Problem details: Reproduce each line exactly.

Given information:
"""

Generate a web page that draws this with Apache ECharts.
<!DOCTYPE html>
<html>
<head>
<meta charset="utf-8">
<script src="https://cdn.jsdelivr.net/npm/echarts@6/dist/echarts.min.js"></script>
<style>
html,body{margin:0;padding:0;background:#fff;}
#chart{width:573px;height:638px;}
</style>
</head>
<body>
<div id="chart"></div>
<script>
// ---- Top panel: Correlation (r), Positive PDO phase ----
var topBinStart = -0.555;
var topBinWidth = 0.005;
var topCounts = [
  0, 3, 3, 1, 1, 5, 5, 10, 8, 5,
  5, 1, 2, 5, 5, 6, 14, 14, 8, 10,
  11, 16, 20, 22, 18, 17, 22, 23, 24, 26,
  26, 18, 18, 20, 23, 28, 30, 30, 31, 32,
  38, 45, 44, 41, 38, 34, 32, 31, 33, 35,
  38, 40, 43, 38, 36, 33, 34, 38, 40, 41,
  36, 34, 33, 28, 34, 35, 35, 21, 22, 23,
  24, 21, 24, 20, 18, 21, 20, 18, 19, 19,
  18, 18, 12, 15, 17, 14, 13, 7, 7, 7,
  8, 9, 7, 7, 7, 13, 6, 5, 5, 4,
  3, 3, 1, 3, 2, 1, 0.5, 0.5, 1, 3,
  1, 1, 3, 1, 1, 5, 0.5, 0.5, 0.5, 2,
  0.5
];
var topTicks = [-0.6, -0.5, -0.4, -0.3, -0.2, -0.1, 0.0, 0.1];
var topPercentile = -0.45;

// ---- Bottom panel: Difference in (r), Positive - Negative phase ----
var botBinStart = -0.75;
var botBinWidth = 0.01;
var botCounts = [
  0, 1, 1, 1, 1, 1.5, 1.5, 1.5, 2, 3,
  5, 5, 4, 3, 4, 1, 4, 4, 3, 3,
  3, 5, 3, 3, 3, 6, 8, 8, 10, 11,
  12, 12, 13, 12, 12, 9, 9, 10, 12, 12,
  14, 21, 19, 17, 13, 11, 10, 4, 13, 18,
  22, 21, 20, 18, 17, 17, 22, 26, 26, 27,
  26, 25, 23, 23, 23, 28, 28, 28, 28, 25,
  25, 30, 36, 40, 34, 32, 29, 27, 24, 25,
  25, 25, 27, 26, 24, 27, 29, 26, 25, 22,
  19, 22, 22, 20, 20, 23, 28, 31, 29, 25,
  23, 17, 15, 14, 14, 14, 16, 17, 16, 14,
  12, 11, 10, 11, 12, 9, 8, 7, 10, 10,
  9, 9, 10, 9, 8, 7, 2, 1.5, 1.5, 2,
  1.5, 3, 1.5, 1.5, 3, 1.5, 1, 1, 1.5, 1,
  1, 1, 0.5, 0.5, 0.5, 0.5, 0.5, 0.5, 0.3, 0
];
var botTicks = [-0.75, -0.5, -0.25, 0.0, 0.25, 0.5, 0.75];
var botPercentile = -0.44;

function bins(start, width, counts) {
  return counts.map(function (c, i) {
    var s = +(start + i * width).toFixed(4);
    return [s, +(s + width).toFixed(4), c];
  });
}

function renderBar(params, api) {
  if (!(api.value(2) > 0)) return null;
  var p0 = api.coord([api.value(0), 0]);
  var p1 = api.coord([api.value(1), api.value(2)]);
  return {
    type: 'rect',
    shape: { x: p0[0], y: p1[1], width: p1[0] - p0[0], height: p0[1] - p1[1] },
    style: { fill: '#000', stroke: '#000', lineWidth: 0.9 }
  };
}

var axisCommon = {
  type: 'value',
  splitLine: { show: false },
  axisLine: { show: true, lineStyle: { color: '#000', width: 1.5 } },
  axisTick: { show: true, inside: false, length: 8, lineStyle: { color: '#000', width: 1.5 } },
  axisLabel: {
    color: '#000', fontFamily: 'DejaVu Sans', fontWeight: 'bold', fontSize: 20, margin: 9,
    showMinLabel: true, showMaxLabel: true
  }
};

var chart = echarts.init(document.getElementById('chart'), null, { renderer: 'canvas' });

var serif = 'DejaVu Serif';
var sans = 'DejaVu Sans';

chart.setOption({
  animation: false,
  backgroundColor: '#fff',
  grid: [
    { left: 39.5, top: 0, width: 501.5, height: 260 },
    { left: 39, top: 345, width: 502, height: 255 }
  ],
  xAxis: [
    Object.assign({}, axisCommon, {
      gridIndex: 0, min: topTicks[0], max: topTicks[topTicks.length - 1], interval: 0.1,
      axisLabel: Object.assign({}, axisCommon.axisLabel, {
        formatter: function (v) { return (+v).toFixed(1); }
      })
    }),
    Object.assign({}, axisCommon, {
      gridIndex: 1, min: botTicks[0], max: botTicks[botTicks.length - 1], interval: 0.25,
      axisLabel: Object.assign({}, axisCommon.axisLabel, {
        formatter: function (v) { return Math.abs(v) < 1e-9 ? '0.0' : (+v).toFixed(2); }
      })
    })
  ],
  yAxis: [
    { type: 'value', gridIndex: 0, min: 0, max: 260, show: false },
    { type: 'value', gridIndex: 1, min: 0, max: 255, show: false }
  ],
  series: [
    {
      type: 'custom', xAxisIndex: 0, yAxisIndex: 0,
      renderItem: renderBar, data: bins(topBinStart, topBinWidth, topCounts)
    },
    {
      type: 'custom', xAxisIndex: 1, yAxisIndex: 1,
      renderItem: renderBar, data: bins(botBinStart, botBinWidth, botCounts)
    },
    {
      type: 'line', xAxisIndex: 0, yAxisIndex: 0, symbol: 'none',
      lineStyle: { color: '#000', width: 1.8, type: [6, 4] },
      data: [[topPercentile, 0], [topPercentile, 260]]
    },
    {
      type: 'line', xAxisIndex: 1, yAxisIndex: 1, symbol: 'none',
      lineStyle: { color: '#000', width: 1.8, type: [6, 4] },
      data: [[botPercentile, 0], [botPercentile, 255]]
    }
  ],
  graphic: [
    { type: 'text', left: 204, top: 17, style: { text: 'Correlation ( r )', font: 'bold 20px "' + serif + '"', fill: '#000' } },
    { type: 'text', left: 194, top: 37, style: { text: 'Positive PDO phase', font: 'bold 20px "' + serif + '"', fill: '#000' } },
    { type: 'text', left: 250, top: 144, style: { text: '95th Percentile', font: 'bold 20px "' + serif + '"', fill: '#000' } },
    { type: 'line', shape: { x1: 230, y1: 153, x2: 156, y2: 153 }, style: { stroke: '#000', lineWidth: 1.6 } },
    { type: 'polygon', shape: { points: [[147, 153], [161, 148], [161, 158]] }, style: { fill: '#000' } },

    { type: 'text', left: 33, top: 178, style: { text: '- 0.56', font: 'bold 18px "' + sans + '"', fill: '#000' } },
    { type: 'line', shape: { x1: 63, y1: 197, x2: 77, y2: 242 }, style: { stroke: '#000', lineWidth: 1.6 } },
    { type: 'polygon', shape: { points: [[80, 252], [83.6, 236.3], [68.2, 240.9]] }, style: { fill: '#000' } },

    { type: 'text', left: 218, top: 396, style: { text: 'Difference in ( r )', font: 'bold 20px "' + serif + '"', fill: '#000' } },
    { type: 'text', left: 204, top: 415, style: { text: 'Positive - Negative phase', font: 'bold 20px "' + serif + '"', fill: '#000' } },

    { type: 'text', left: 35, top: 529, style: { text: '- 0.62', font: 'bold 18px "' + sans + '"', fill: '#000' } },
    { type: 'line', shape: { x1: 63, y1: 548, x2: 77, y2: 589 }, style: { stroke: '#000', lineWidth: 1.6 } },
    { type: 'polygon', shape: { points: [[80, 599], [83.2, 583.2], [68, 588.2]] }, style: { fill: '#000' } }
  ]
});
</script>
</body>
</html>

"""

Expected answer:
Generate a web page that draws this with Apache ECharts.
<!DOCTYPE html>
<html>
<head>
<meta charset="utf-8">
<script src="https://cdn.jsdelivr.net/npm/echarts@6/dist/echarts.min.js"></script>
<style>
html,body{margin:0;padding:0;background:#fff;}
#chart{width:573px;height:638px;}
</style>
</head>
<body>
<div id="chart"></div>
<script>
// ---- Top panel: Correlation (r), Positive PDO phase ----
var topBinStart = -0.555;
var topBinWidth = 0.005;
var topCounts = [
  0, 3, 3, 1, 1, 5, 5, 10, 8, 5,
  5, 1, 2, 5, 5, 6, 14, 14, 8, 10,
  11, 16, 20, 22, 18, 17, 22, 23, 24, 26,
  26, 18, 18, 20, 23, 28, 30, 30, 31, 32,
  38, 45, 44, 41, 38, 34, 32, 31, 33, 35,
  38, 40, 43, 38, 36, 33, 34, 38, 40, 41,
  36, 34, 33, 28, 34, 35, 35, 21, 22, 23,
  24, 21, 24, 20, 18, 21, 20, 18, 19, 19,
  18, 18, 12, 15, 17, 14, 13, 7, 7, 7,
  8, 9, 7, 7, 7, 13, 6, 5, 5, 4,
  3, 3, 1, 3, 2, 1, 0.5, 0.5, 1, 3,
  1, 1, 3, 1, 1, 5, 0.5, 0.5, 0.5, 2,
  0.5
];
var topTicks = [-0.6, -0.5, -0.4, -0.3, -0.2, -0.1, 0.0, 0.1];
var topPercentile = -0.45;

// ---- Bottom panel: Difference in (r), Positive - Negative phase ----
var botBinStart = -0.75;
var botBinWidth = 0.01;
var botCounts = [
  0, 1, 1, 1, 1, 1.5, 1.5, 1.5, 2, 3,
  5, 5, 4, 3, 4, 1, 4, 4, 3, 3,
  3, 5, 3, 3, 3, 6, 8, 8, 10, 11,
  12, 12, 13, 12, 12, 9, 9, 10, 12, 12,
  14, 21, 19, 17, 13, 11, 10, 4, 13, 18,
  22, 21, 20, 18, 17, 17, 22, 26, 26, 27,
  26, 25, 23, 23, 23, 28, 28, 28, 28, 25,
  25, 30, 36, 40, 34, 32, 29, 27, 24, 25,
  25, 25, 27, 26, 24, 27, 29, 26, 25, 22,
  19, 22, 22, 20, 20, 23, 28, 31, 29, 25,
  23, 17, 15, 14, 14, 14, 16, 17, 16, 14,
  12, 11, 10, 11, 12, 9, 8, 7, 10, 10,
  9, 9, 10, 9, 8, 7, 2, 1.5, 1.5, 2,
  1.5, 3, 1.5, 1.5, 3, 1.5, 1, 1, 1.5, 1,
  1, 1, 0.5, 0.5, 0.5, 0.5, 0.5, 0.5, 0.3, 0
];
var botTicks = [-0.75, -0.5, -0.25, 0.0, 0.25, 0.5, 0.75];
var botPercentile = -0.44;

function bins(start, width, counts) {
  return counts.map(function (c, i) {
    var s = +(start + i * width).toFixed(4);
    return [s, +(s + width).toFixed(4), c];
  });
}

function renderBar(params, api) {
  if (!(api.value(2) > 0)) return null;
  var p0 = api.coord([api.value(0), 0]);
  var p1 = api.coord([api.value(1), api.value(2)]);
  return {
    type: 'rect',
    shape: { x: p0[0], y: p1[1], width: p1[0] - p0[0], height: p0[1] - p1[1] },
    style: { fill: '#000', stroke: '#000', lineWidth: 0.9 }
  };
}

var axisCommon = {
  type: 'value',
  splitLine: { show: false },
  axisLine: { show: true, lineStyle: { color: '#000', width: 1.5 } },
  axisTick: { show: true, inside: false, length: 8, lineStyle: { color: '#000', width: 1.5 } },
  axisLabel: {
    color: '#000', fontFamily: 'DejaVu Sans', fontWeight: 'bold', fontSize: 20, margin: 9,
    showMinLabel: true, showMaxLabel: true
  }
};

var chart = echarts.init(document.getElementById('chart'), null, { renderer: 'canvas' });

var serif = 'DejaVu Serif';
var sans = 'DejaVu Sans';

chart.setOption({
  animation: false,
  backgroundColor: '#fff',
  grid: [
    { left: 39.5, top: 0, width: 501.5, height: 260 },
    { left: 39, top: 345, width: 502, height: 255 }
  ],
  xAxis: [
    Object.assign({}, axisCommon, {
      gridIndex: 0, min: topTicks[0], max: topTicks[topTicks.length - 1], interval: 0.1,
      axisLabel: Object.assign({}, axisCommon.axisLabel, {
        formatter: function (v) { return (+v).toFixed(1); }
      })
    }),
    Object.assign({}, axisCommon, {
      gridIndex: 1, min: botTicks[0], max: botTicks[botTicks.length - 1], interval: 0.25,
      axisLabel: Object.assign({}, axisCommon.axisLabel, {
        formatter: function (v) { return Math.abs(v) < 1e-9 ? '0.0' : (+v).toFixed(2); }
      })
    })
  ],
  yAxis: [
    { type: 'value', gridIndex: 0, min: 0, max: 260, show: false },
    { type: 'value', gridIndex: 1, min: 0, max: 255, show: false }
  ],
  series: [
    {
      type: 'custom', xAxisIndex: 0, yAxisIndex: 0,
      renderItem: renderBar, data: bins(topBinStart, topBinWidth, topCounts)
    },
    {
      type: 'custom', xAxisIndex: 1, yAxisIndex: 1,
      renderItem: renderBar, data: bins(botBinStart, botBinWidth, botCounts)
    },
    {
      type: 'line', xAxisIndex: 0, yAxisIndex: 0, symbol: 'none',
      lineStyle: { color: '#000', width: 1.8, type: [6, 4] },
      data: [[topPercentile, 0], [topPercentile, 260]]
    },
    {
      type: 'line', xAxisIndex: 1, yAxisIndex: 1, symbol: 'none',
      lineStyle: { color: '#000', width: 1.8, type: [6, 4] },
      data: [[botPercentile, 0], [botPercentile, 255]]
    }
  ],
  graphic: [
    { type: 'text', left: 204, top: 17, style: { text: 'Correlation ( r )', font: 'bold 20px "' + serif + '"', fill: '#000' } },
    { type: 'text', left: 194, top: 37, style: { text: 'Positive PDO phase', font: 'bold 20px "' + serif + '"', fill: '#000' } },
    { type: 'text', left: 250, top: 144, style: { text: '95th Percentile', font: 'bold 20px "' + serif + '"', fill: '#000' } },
    { type: 'line', shape: { x1: 230, y1: 153, x2: 156, y2: 153 }, style: { stroke: '#000', lineWidth: 1.6 } },
    { type: 'polygon', shape: { points: [[147, 153], [161, 148], [161, 158]] }, style: { fill: '#000' } },

    { type: 'text', left: 33, top: 178, style: { text: '- 0.56', font: 'bold 18px "' + sans + '"', fill: '#000' } },
    { type: 'line', shape: { x1: 63, y1: 197, x2: 77, y2: 242 }, style: { stroke: '#000', lineWidth: 1.6 } },
    { type: 'polygon', shape: { points: [[80, 252], [83.6, 236.3], [68.2, 240.9]] }, style: { fill: '#000' } },

    { type: 'text', left: 218, top: 396, style: { text: 'Difference in ( r )', font: 'bold 20px "' + serif + '"', fill: '#000' } },
    { type: 'text', left: 204, top: 415, style: { text: 'Positive - Negative phase', font: 'bold 20px "' + serif + '"', fill: '#000' } },

    { type: 'text', left: 35, top: 529, style: { text: '- 0.62', font: 'bold 18px "' + sans + '"', fill: '#000' } },
    { type: 'line', shape: { x1: 63, y1: 548, x2: 77, y2: 589 }, style: { stroke: '#000', lineWidth: 1.6 } },
    { type: 'polygon', shape: { points: [[80, 599], [83.2, 583.2], [68, 588.2]] }, style: { fill: '#000' } }
  ]
});
</script>
</body>
</html>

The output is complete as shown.